**Written task:** Set down the data below from its first line to the line holding "y_range = [0, 35]", inclusive; omit all pictures.

**Supplied data:**
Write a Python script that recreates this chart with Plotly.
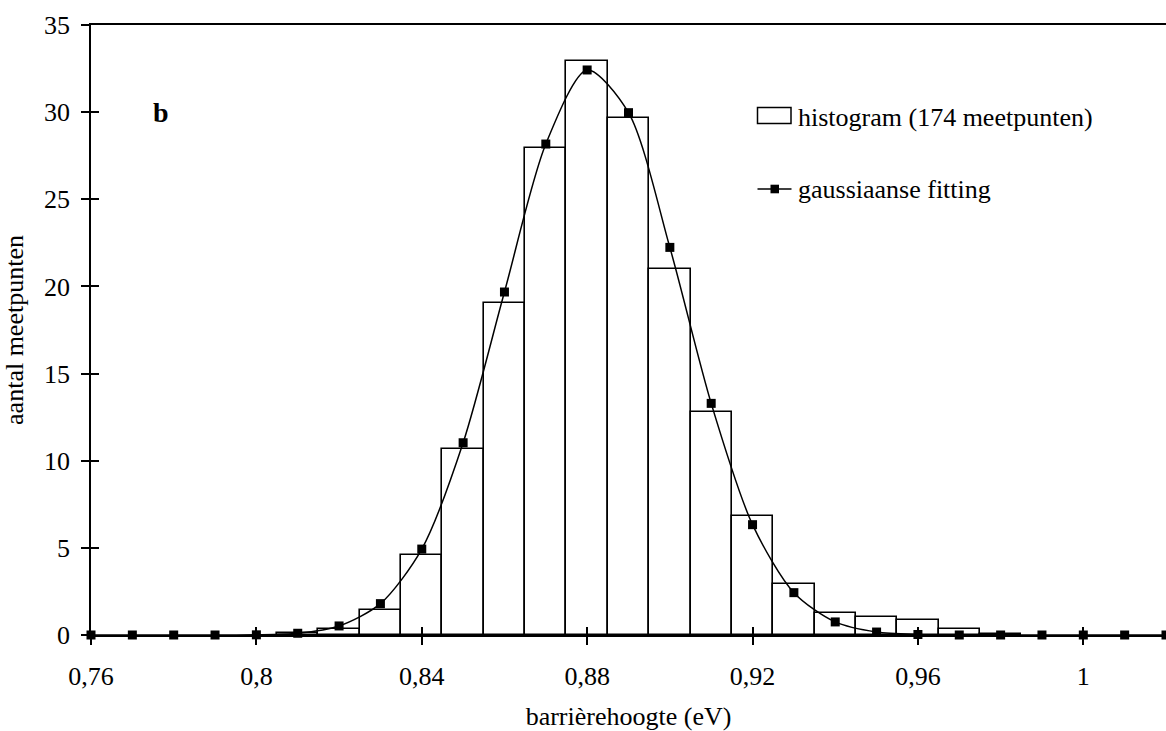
import plotly.graph_objects as go

# ---- data ----
bar_x = [0.81, 0.82, 0.83, 0.84, 0.85, 0.86, 0.87, 0.88, 0.89, 0.90,
         0.91, 0.92, 0.93, 0.94, 0.95, 0.96, 0.97, 0.98]
bar_counts = [0.1, 0.34, 1.42, 4.57, 10.67, 19.05, 27.94, 32.91, 29.66, 20.98,
              12.8, 6.85, 2.92, 1.24, 1.05, 0.84, 0.34, 0.06]

fit_x = [0.76, 0.77, 0.78, 0.79, 0.80, 0.81, 0.82, 0.83, 0.84, 0.85, 0.86,
         0.87, 0.88, 0.89, 0.90, 0.91, 0.92, 0.93, 0.94, 0.95, 0.96, 0.97,
         0.98, 0.99, 1.00, 1.01, 1.02]
fit_y = [0, 0, 0, 0, 0.01, 0.1, 0.52, 1.8, 4.93, 11.03, 19.68,
         28.17, 32.42, 29.97, 22.24, 13.29, 6.33, 2.43, 0.75, 0.17, 0.03, 0.0,
         0, 0, 0, 0, 0]

x_tick_vals = [0.76, 0.80, 0.84, 0.88, 0.92, 0.96, 1.00]
x_tick_text = ["0,76", "0,8", "0,84", "0,88", "0,92", "0,96", "1"]
y_tick_vals = [0, 5, 10, 15, 20, 25, 30, 35]

hist_label = "histogram (174 meetpunten)"
fit_label = "gaussiaanse fitting"
panel_label = "b"
x_title = "barrièrehoogte (eV)"
y_title = "aantal meetpunten"

FONT = "Liberation Serif, Times New Roman, serif"
FS = 26

W, H = 1166, 731
ML, MR, MT, MB = 91, 0, 25, 96
x_range = [0.76, 1.02]
y_range = [0, 35]

fig = go.Figure()
fig.add_trace(go.Bar(
    x=bar_x, y=bar_counts, width=0.01,
    marker=dict(color="white", line=dict(color="black", width=1.6)),
    showlegend=False, cliponaxis=False,
))
fig.add_trace(go.Scatter(
    x=fit_x, y=fit_y, mode="lines+markers",
    line=dict(color="black", width=1.5, shape="spline", smoothing=0.8),
    marker=dict(symbol="square", size=9, color="black"),
    showlegend=False, cliponaxis=False,
))
# invisible trace on overlay axes for crossing ticks
fig.add_trace(go.Scatter(x=[None], y=[None], xaxis="x2", yaxis="y2",
                         showlegend=False, hoverinfo="skip"))

axis_common = dict(showgrid=False, zeroline=False, linecolor="black",
                   linewidth=1.5, tickcolor="black", tickwidth=1.5)

fig.update_layout(
    width=W, height=H,
    margin=dict(l=ML, r=MR, t=MT, b=MB, pad=0),
    paper_bgcolor="white", plot_bgcolor="white",
    font=dict(family=FONT, size=FS, color="black"),
    bargap=0,
    xaxis=dict(range=x_range, tickvals=x_tick_vals, ticktext=x_tick_text,
               ticks="outside", ticklen=8, showline=True, mirror=True,
               ticklabelstandoff=9,
               title=dict(text=x_title, font=dict(size=FS), standoff=20),
               **axis_common),
    yaxis=dict(range=y_range, tickvals=y_tick_vals, ticks="outside", ticklen=8,
               showline=True, ticklabelstandoff=6,
               title=dict(text=y_title, font=dict(size=FS), standoff=14),
               **axis_common),
    xaxis2=dict(range=x_range, overlaying="x", anchor="y", tickvals=x_tick_vals,
                ticks="inside", ticklen=8, showticklabels=False, showline=False,
                showgrid=False, zeroline=False, tickcolor="black", tickwidth=1.5),
    yaxis2=dict(range=y_range, overlaying="y", anchor="x", tickvals=y_tick_vals,
                ticks="inside", ticklen=8, showticklabels=False, showline=False,
                showgrid=False, zeroline=False, tickcolor="black", tickwidth=1.5),
)

pw, ph = W - ML - MR, H - MT - MB
def px(xp):
    return (xp - ML) / pw
def py(yp):
    return (H - MB - yp) / ph

# panel label
fig.add_annotation(x=px(151), y=py(113), xref="paper", yref="paper",
                   text="<b>%s</b>" % panel_label, showarrow=False,
                   xanchor="left", yanchor="middle", font=dict(size=28))

# manual legend
fig.add_shape(type="rect", xref="paper", yref="paper",
              x0=px(757.5), x1=px(791), y0=py(123.5), y1=py(107.5),
              line=dict(color="black", width=1.5), fillcolor="white")
fig.add_annotation(x=px(796), y=py(117), xref="paper", yref="paper",
                   text=hist_label, showarrow=False, xanchor="left",
                   yanchor="middle", font=dict(size=FS))
fig.add_shape(type="line", xref="paper", yref="paper",
              x0=px(757.5), x1=px(791.5), y0=py(189), y1=py(189),
              line=dict(color="black", width=1.5))
fig.add_shape(type="rect", xref="paper", yref="paper",
              x0=px(770.5), x1=px(779), y0=py(193.3), y1=py(184.7),
              line=dict(color="black", width=0), fillcolor="black")
fig.add_annotation(x=px(796), y=py(189), xref="paper", yref="paper",
                   text=fit_label, showarrow=False, xanchor="left",
                   yanchor="middle", font=dict(size=FS))

fig.write_html("out.html")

**Written answer:**
Write a Python script that recreates this chart with Plotly.
import plotly.graph_objects as go

# ---- data ----
bar_x = [0.81, 0.82, 0.83, 0.84, 0.85, 0.86, 0.87, 0.88, 0.89, 0.90,
         0.91, 0.92, 0.93, 0.94, 0.95, 0.96, 0.97, 0.98]
bar_counts = [0.1, 0.34, 1.42, 4.57, 10.67, 19.05, 27.94, 32.91, 29.66, 20.98,
              12.8, 6.85, 2.92, 1.24, 1.05, 0.84, 0.34, 0.06]

fit_x = [0.76, 0.77, 0.78, 0.79, 0.80, 0.81, 0.82, 0.83, 0.84, 0.85, 0.86,
         0.87, 0.88, 0.89, 0.90, 0.91, 0.92, 0.93, 0.94, 0.95, 0.96, 0.97,
         0.98, 0.99, 1.00, 1.01, 1.02]
fit_y = [0, 0, 0, 0, 0.01, 0.1, 0.52, 1.8, 4.93, 11.03, 19.68,
         28.17, 32.42, 29.97, 22.24, 13.29, 6.33, 2.43, 0.75, 0.17, 0.03, 0.0,
         0, 0, 0, 0, 0]

x_tick_vals = [0.76, 0.80, 0.84, 0.88, 0.92, 0.96, 1.00]
x_tick_text = ["0,76", "0,8", "0,84", "0,88", "0,92", "0,96", "1"]
y_tick_vals = [0, 5, 10, 15, 20, 25, 30, 35]

hist_label = "histogram (174 meetpunten)"
fit_label = "gaussiaanse fitting"
panel_label = "b"
x_title = "barrièrehoogte (eV)"
y_title = "aantal meetpunten"

FONT = "Liberation Serif, Times New Roman, serif"
FS = 26

W, H = 1166, 731
ML, MR, MT, MB = 91, 0, 25, 96
x_range = [0.76, 1.02]
y_range = [0, 35]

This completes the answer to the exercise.